When it comes to Dispatcher, this was a ginormous change for us as everything that keeps our servers in sync with one another utilised our previous system. The old system was so encompassing it didn't even have a name because it wasn't thought of as one specific object, the code was interspersed with so many other functions and features that it was almost omnipresent throughout our code.
This has all changed with Dispatcher which provides a standardised interface for reading and writing to our databases and it provides a framework for our cluster nodes to provide data in the most passive (and thus least resource-intensive) way possible through the use of packaging up node updates and having a singular chosen master node for each geographical region temporarily selected as a collector, processor and distributor of database updates.
You can think of Dispatcher a lot like a train network. Each node operates its own train that is constantly going around the track to all the other nodes and picking up data.
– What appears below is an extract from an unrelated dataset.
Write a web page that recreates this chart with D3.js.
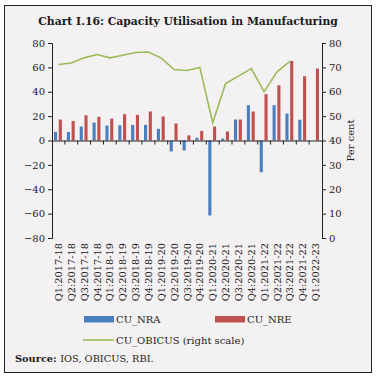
<!DOCTYPE html>
<html>
<head>
<meta charset="utf-8">
<script src="https://cdn.jsdelivr.net/npm/d3@7"></script>
<style>
    body { margin: 0; background: #ffffff; }
    svg { display: block; }
    text { font-family: "DejaVu Serif", serif; fill: #1a1a1a; }
</style>
</head>
<body>
<div id="chart"></div>
<script>
// == DATA == //
let quarters = ["Q1:2017-18", "Q2:2017-18", "Q3:2017-18", "Q4:2017-18",
    "Q1:2018-19", "Q2:2018-19", "Q3:2018-19", "Q4:2018-19",
    "Q1:2019-20", "Q2:2019-20", "Q3:2019-20", "Q4:2019-20",
    "Q1:2020-21", "Q2:2020-21", "Q3:2020-21", "Q4:2020-21",
    "Q1:2021-22", "Q2:2021-22", "Q3:2021-22", "Q4:2021-22",
    "Q1:2022-23"]

let cuNRA = [7.1, 7, 11.5, 14.7, 12.3, 12.5, 12.8, 12.8, 9.6, -9, -8.2, 2.2,
    -61.5, 1.6, 17.2, 29, -26, 29, 22.1, 17, 0]

let cuNRE = [17.2, 16, 20.7, 19.4, 18, 21.6, 21, 23.8, 19.7, 13.9, 4.2, 7.9,
    11.5, 7.4, 17.2, 23.8, 38, 45.3, 65.3, 52.7, 59]

// right scale, last quarters not available
let cuOBICUS = [71.2, 71.8, 73.9, 75.3, 73.9, 75, 76.1, 76.3, 73.8, 69.1, 68.7, 70,
    47.3, 63.4, 66.4, 69.5, 60, 68.2, 72.5, null, null]

let leftTicks = [-80, -60, -40, -20, 0, 20, 40, 60, 80]
let rightTicks = [0, 10, 20, 30, 40, 50, 60, 70, 80]

// == SVG == //
let width = 376, height = 378
let margin = {top: 43, right: 54, bottom: 140, left: 52}

let svg = d3.select("#chart").append("svg")
    .attr("width", width)
    .attr("height", height)

// background and frame
svg.append("rect")
    .attr("x", 4.5).attr("y", 5.5)
    .attr("width", 367).attr("height", 367)
    .attr("fill", "#f4f1f2")
    .attr("stroke", "#222")
    .attr("stroke-width", 1)

svg.append("text")
    .attr("x", 188).attr("y", 25)
    .attr("text-anchor", "middle")
    .attr("font-weight", "bold")
    .attr("font-size", 10.8)
    .text("Chart I.16: Capacity Utilisation in Manufacturing")

let x0 = margin.left, x1 = width - margin.right
let yTop = margin.top, yBot = height - margin.bottom

// scales
let x = d3.scaleBand()
    .domain(quarters)
    .range([x0, x1])

let xSub = d3.scaleBand()
    .domain(["nra", "nre"])
    .range([2, x.bandwidth() - 3])
    .paddingInner(0.35)

let yLeft = d3.scaleLinear()
    .domain([-80, 80])
    .range([yBot, yTop])

let yRight = d3.scaleLinear()
    .domain([0, 80])
    .range([yBot, yTop])

let blue = "#4a7ebf", red = "#c0504d", green = "#9bbb59"

// bars
let bars = svg.append("g")
bars.selectAll(".nra")
    .data(quarters)
    .enter().append("rect")
    .attr("class", "nra")
    .attr("x", (d, i) => x(d) + xSub("nra"))
    .attr("width", xSub.bandwidth())
    .attr("y", (d, i) => yLeft(Math.max(0, cuNRA[i])))
    .attr("height", (d, i) => Math.abs(yLeft(cuNRA[i]) - yLeft(0)))
    .attr("fill", blue)

bars.selectAll(".nre")
    .data(quarters)
    .enter().append("rect")
    .attr("class", "nre")
    .attr("x", (d, i) => x(d) + xSub("nre"))
    .attr("width", xSub.bandwidth())
    .attr("y", (d, i) => yLeft(Math.max(0, cuNRE[i])))
    .attr("height", (d, i) => Math.abs(yLeft(cuNRE[i]) - yLeft(0)))
    .attr("fill", red)

// green line (right scale)
let line = d3.line()
    .defined(d => d[1] != null)
    .x(d => x(d[0]) + x.bandwidth() / 2)
    .y(d => yRight(d[1]))

svg.append("path")
    .datum(quarters.map((q, i) => [q, cuOBICUS[i]]))
    .attr("d", line)
    .attr("fill", "none")
    .attr("stroke", green)
    .attr("stroke-width", 1.6)

// axes
let leftAxis = svg.append("g")
    .attr("transform", `translate(${x0},0)`)
    .call(d3.axisLeft(yLeft).tickValues(leftTicks).tickSize(4).tickPadding(3))

let rightAxis = svg.append("g")
    .attr("transform", `translate(${x1},0)`)
    .call(d3.axisRight(yRight).tickValues(rightTicks).tickSize(4).tickPadding(3))

// zero line with category ticks
let zeroAxis = svg.append("g")
    .attr("transform", `translate(0,${yLeft(0)})`)
    .call(d3.axisBottom(x).tickSize(0).tickFormat(""))
zeroAxis.selectAll(".bnd")
    .data(quarters.slice(1))
    .enter().append("line")
    .attr("class", "bnd")
    .attr("x1", d => x(d)).attr("x2", d => x(d))
    .attr("y1", 0).attr("y2", 4)
    .attr("stroke", "#222")

;[leftAxis, rightAxis, zeroAxis].forEach(g => {
    g.select(".domain").attr("stroke", "#222")
    g.selectAll(".tick line").attr("stroke", "#222")
    g.selectAll("text").attr("font-family", "DejaVu Serif").attr("font-size", 10).attr("fill", "#1a1a1a")
})

// category labels, rotated
svg.append("g").selectAll(".xlab")
    .data(quarters)
    .enter().append("text")
    .attr("class", "xlab")
    .attr("transform", d => `translate(${x(d) + x.bandwidth() / 2 + 3.5},${yBot + 5}) rotate(-90)`)
    .attr("text-anchor", "end")
    .attr("font-size", 9.8)
    .attr("fill", "#333")
    .text(d => d)

// right axis title
svg.append("text")
    .attr("transform", `translate(${x1 + 32},${yLeft(0)}) rotate(-90)`)
    .attr("text-anchor", "middle")
    .attr("font-size", 10)
    .text("Per cent")

// == LEGEND == //
let legend = svg.append("g")
legend.append("rect").attr("x", 84).attr("y", 316).attr("width", 30).attr("height", 6.5).attr("fill", blue)
legend.append("text").attr("x", 116).attr("y", 323).attr("font-size", 10).text("CU_NRA")
legend.append("rect").attr("x", 215).attr("y", 316).attr("width", 30).attr("height", 6.5).attr("fill", red)
legend.append("text").attr("x", 247).attr("y", 323).attr("font-size", 10).text("CU_NRE")
legend.append("line").attr("x1", 83).attr("x2", 114).attr("y1", 340).attr("y2", 340)
    .attr("stroke", green).attr("stroke-width", 1.6)
legend.append("text").attr("x", 116).attr("y", 343.5).attr("font-size", 10).text("CU_OBICUS (right scale)")

let src = svg.append("text").attr("x", 15).attr("y", 362).attr("font-size", 9.8)
src.append("tspan").attr("font-weight", "bold").text("Source: ")
src.append("tspan").text("IOS, OBICUS, RBI.")
</script>
</body>
</html>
Master nodes pick up data from non-Masters, they process the data and then carefully decide where in the database that data should be inserted. It is then repackaged by the Master and presented to any trains that come by from non-Masters which pick up those updates.
Every few minutes the nodes hold a vote and the node with the most free resources and best uptime is chosen to act as the master for that geographical region. The way we stop conflicts from having multiple master nodes able to distribute updates simultaneously is by having clearly defined containers, merge conflict resolution and a database that is built around a structured 1-minute time table.
Each minute in the real world is accounted for in the database with a master node attached to it for that specific minute and geographical region. That node and only that node can perform maintenance and alterations unless the nodes agree to remove it from that minute and assign another node, thus allowing another node to become the master over that minute. Any node can read from a minute but only masters can perform alterations and writes.
What all this results in is a high-performance database synchronisation system that scales to however many server nodes we have and most importantly with the least amount of processor and storage burden.
While performing all these code rewrites and refactors we also investigated new technologies and tuned our execution environments for the code we author. To that end, we upgraded to the latest PHP v8.2.6 across our entire service including all our webpages. During this upgrade process, we also engaged the latest JIT compiler present since PHP v8 as we saw massive improvements in page load times across the site with no regressions.
So that's the update for today, we hope you enjoyed this look at what we've been up to and the illustrations.
Thanks for reading and have a wonderful week.